Graph Foundation Models (GFMs) have emerged as a frontier in graph learning, which are expected to deliver transferable representations across diverse tasks. However, GFMs remain constrained by in-memory bottlenecks: they attempt to encode knowledge into model parameters, which limits semantic capacity, introduces heavy lossy compression with conflicts, and entangles graph representation with the knowledge in ways that hinder efficient adaptation, undermining scalability and interpretability. In this work,we propose RAG-GFM, a Retrieval-Augmented Generation aided Graph Foundation Model that offloads knowledge from parameters and complements parameterized learning. To externalize graph knowledge, we build a dual-modal unified retrieval module, where a semantic store from prefix-structured text and a structural store from centrality-based motif.

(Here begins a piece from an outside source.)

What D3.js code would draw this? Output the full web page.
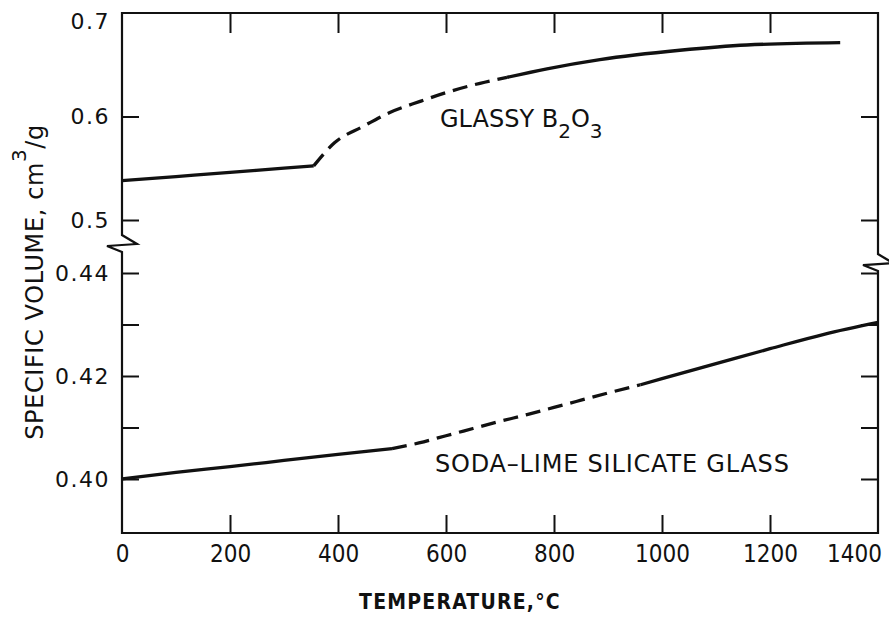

To preserve heterogeneous information, we design a dual-view alignment objective that contrasts both modalities to capture both content and relational patterns. To enable efficient downstream adaptation, we perform in-context augmentation to enrich supporting instances with retrieved texts and motifs as contextual evidence. Extensive experiments on five benchmark graph datasets demonstrate that RAG-GFM consistently outperforms 13 state-of-the-art baselines in both cross-domain node and graph classification, achieving superior effectiveness and efficiency.